Il y a dix ans, Les Enfants de Don Quichotte ont réussi à mobiliser politiques,
médias et acteurs associatifs autour d’un projet ambitieux : reloger
massivement les personnes sans domicile. Ce mouvement a conduit à la
mise en oeuvre de nombreuses mesures nationales à partir de 2007. Notons
par exemple la création du droit au logement opposable, la reconquête
du contingent préfectoral, et la mise en place d’un guichet unique pour
les demandes d’hébergement (SIAO). L’alternance en 2012 a apporté un
changement de vocable et de nouvelles mesures, mais une continuité sur
l’orientation générale : favoriser l’accès direct au logement des personnes
sans domicile. Le principe du logement d’abord semble ainsi faire l’objet
d’un large consensus politique.
Au cours de ces dix années, le logement d’abord a également été
mis en oeuvre sur le terrain, à travers des dizaines de projets innovants
et expérimentaux. Ces projets apportent la preuve que la majorité des
personnes sans domicile peuvent accéder et se maintenir dans un
logement, à condition de disposer d’un soutien adapté. Cette vague
d’innovations témoigne d’une volonté de changer de logique de la part
des dizaines d’associations, de bailleurs, de collectivités et de services de
l’État.
Cependant, pendant cette même période, la situation des personnes
sans domicile ou sans-abri ne s’est pas véritablement améliorée. En effet,
en 2012, 141 500 personnes étaient sans domicile, et les enquêtes depuis
suggèrent que ce nombre tend à augmenter. Contrairement à sa vocation
initiale, le DALO ne garantit pas un accès au logement pour tous : en 2014,
59 502 ménages restent à reloger, ayant attendu entre 1 à 7 ans pour une
proposition de logement.
À ce stade, l’approche logement d’abord a surtout été mise en oeuvre
dans le cadre de projets innovants et expérimentaux à petite échelle et,
généralement, pour des publics spécifiques. Certes, des mesures ont été
prises visant à essaimer cette approche pour tout public sans domicile fixe.

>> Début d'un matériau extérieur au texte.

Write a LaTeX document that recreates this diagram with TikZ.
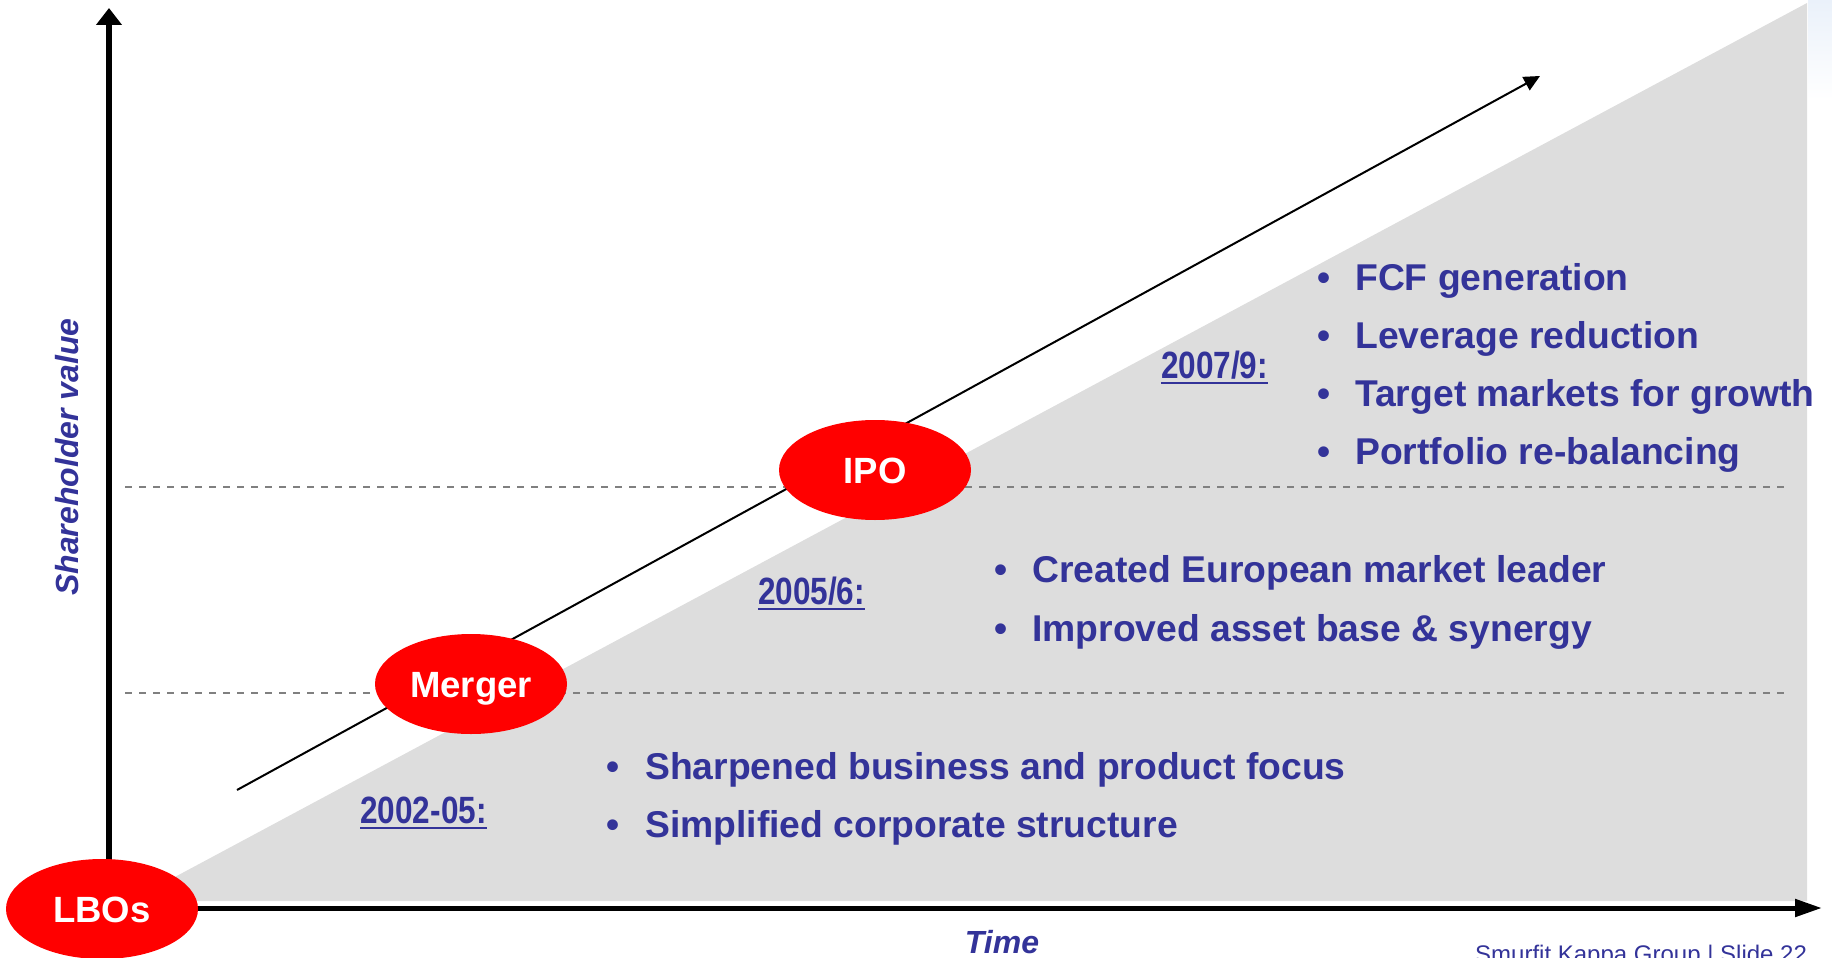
\documentclass[tikz,border=0pt]{standalone}
\usepackage{fontspec}
\setmainfont{Liberation Sans}
\usetikzlibrary{arrows.meta,shapes.geometric,calc}
\definecolor{txtblue}{RGB}{51,51,153}
\definecolor{wedge}{RGB}{221,221,221}
\definecolor{dashgray}{RGB}{128,128,128}
\definecolor{haze}{RGB}{234,241,250}
\begin{document}
\begin{tikzpicture}[x=1pt,y=-1pt,
  milestone/.style={ellipse,fill=red,draw=none,inner sep=0pt,
    minimum width=192pt,minimum height=100pt,text=white,
    text height=26pt,text depth=0pt,
    font=\bfseries\fontsize{36.5}{42}\selectfont},
  yearlbl/.style={anchor=base,inner sep=0pt,text=txtblue,
    font=\bfseries\fontsize{38}{44}\selectfont},
  bulletdot/.style={anchor=base,inner sep=0pt,text=txtblue,
    font=\bfseries\fontsize{37.3}{44}\selectfont},
  bullettxt/.style={anchor=base west,inner sep=0pt,text=txtblue,
    font=\bfseries\fontsize{37.3}{44}\selectfont},
  axislbl/.style={inner sep=0pt,text=txtblue,
    font=\bfseries\itshape\fontsize{32}{38}\selectfont},
  level/.style={draw=dashgray,line width=1.8pt,dash pattern=on 7pt off 7pt},
  ulinestyle/.style={draw=txtblue,line width=2.5pt}
]
\useasboundingbox (0,0) rectangle (1832,958);
\clip (0,0) rectangle (1832,958);

% faint decoration in the top right corner
\shade[top color=haze,bottom color=white] (1808,0) rectangle (1832,100);

% grey value wedge
\fill[wedge] (130,901) -- (1807,3) -- (1807,901) -- cycle;

% dashed phase boundaries
\coordinate (lvlAstart) at (125,487);
\coordinate (lvlAend) at (1785,487);
\coordinate (lvlBstart) at (125,693);
\coordinate (lvlBend) at (1785,693);
\draw[level] (lvlAstart) -- (lvlAend);
\draw[level] (lvlBstart) -- (lvlBend);

% trend arrow
\coordinate (trendstart) at (237,790);
\coordinate (trendend) at (1540,76);
\draw[line width=2pt,-{Triangle[length=16pt,width=15pt]}] (trendstart) -- (trendend);

% axes
\coordinate (origin) at (109,908);
\coordinate (ytop) at (109,8);
\coordinate (xend) at (1822,908);
\draw[line width=6.5pt,-{Triangle[length=17pt,width=25pt]}] ($(origin)+(0,-30)$) coordinate (ybase) -- (ytop);
\draw[line width=5pt,-{Triangle[length=27pt,width=17pt]}] (origin) -- (xend);

% milestones
\node[milestone] (lbo) at (102,909) {LBOs};
\node[milestone] (merger) at (471,684) {Merger};
\node[milestone] (ipo) at (875,470) {IPO};

% axis labels
\node[axislbl,rotate=90] (yl) at (67,457) {Shareholder value};
\node[axislbl,anchor=base] (xl) at (1002,953) {Time};

% phase years
\node[yearlbl] (y3) at (1214.5,378) {\scalebox{0.83}[1]{2007/9:}};
\node[yearlbl] (y2) at (811.5,604) {\scalebox{0.83}[1]{2005/6:}};
\node[yearlbl] (y1) at (423.5,823) {\scalebox{0.83}[1]{2002-05:}};
\draw[ulinestyle] ($(y3.base west)+(0,5)$) -- ($(y3.base east)+(0,5)$);
\draw[ulinestyle] ($(y2.base west)+(0,5)$) -- ($(y2.base east)+(0,5)$);
\draw[ulinestyle] ($(y1.base west)+(0,5)$) -- ($(y1.base east)+(0,5)$);

% 2007/9 bullets
\node[bulletdot] (b31) at (1324,290) {•};
\node[bullettxt] (t31) at (1355,290) {FCF generation};
\node[bulletdot] (b32) at (1324,348) {•};
\node[bullettxt] (t32) at (1355,348) {Leverage reduction};
\node[bulletdot] (b33) at (1324,406) {•};
\node[bullettxt] (t33) at (1355,406) {Target markets for growth};
\node[bulletdot] (b34) at (1324,464) {•};
\node[bullettxt] (t34) at (1355,464) {Portfolio re-balancing};

% 2005/6 bullets
\node[bulletdot] (b21) at (1001,582) {•};
\node[bullettxt] (t21) at (1032,582) {Created European market leader};
\node[bulletdot] (b22) at (1001,641) {•};
\node[bullettxt] (t22) at (1032,641) {Improved asset base \& synergy};

% 2002-05 bullets
\node[bulletdot] (b11) at (613,779) {•};
\node[bullettxt] (t11) at (645,779) {Sharpened business and product focus};
\node[bulletdot] (b12) at (613,837) {•};
\node[bullettxt] (t12) at (645,837) {Simplified corporate structure};

% footer
\node[anchor=base west,inner sep=0pt,text=txtblue,font=\fontsize{24}{28}\selectfont] (footer) at (1475,962) {Smurfit Kappa Group | Slide 22};
\end{tikzpicture}
\end{document}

Cependant, ces mesures peinent à produire des effets probants à grande
échelle.
Nos analyses ont fait ressortir cinq grands obstacles à l’essaimage du
logement d’abord en France :
une offre insuffisante de logements très sociaux : sur le parc social, la part
des logements « très sociaux » reste insuffisante par rapport aux demandes
et, sur le parc privé, le niveau de logements conventionnés très sociaux
disponibles a sensiblement baissé ;
une faible mobilisation des logements très sociaux, que ce soit sur le parc
social, ou le parc privé mobilisé à des fins sociales ;
un dispositif d’accompagnement sous-dimensionné, éclaté entre
financeurs et opérateurs, parfois inadapté (car limité en durée, pas assez
flexible et pluridisciplinaire) ;
une orientation organisée autour de l’escalier d’insertion puisque la
plupart des SIAO organisent l’accès à l’hébergement des ménages,
une faible part d’entre eux étant outillée pour favoriser l’accès direct au
logement. L’organisation autour de l’escalier d’insertion prime également
dans les représentations de certains travailleurs sociaux, pour qui l’accès
au logement est l’aboutissement d’un parcours d’insertion et le fruit d’un
apprentissage ;
un pilotage complexe des politiques d’hébergement et de logement,
qui peine à fixer un cap clair allant dans le sens d’un accès direct à un
logement pérenne pour toutes personnes sans domicile.
Chacune de ces lacunes devrait faire l’objet de mesures ambitieuses si nous
voulons généraliser l’approche logement d’abord.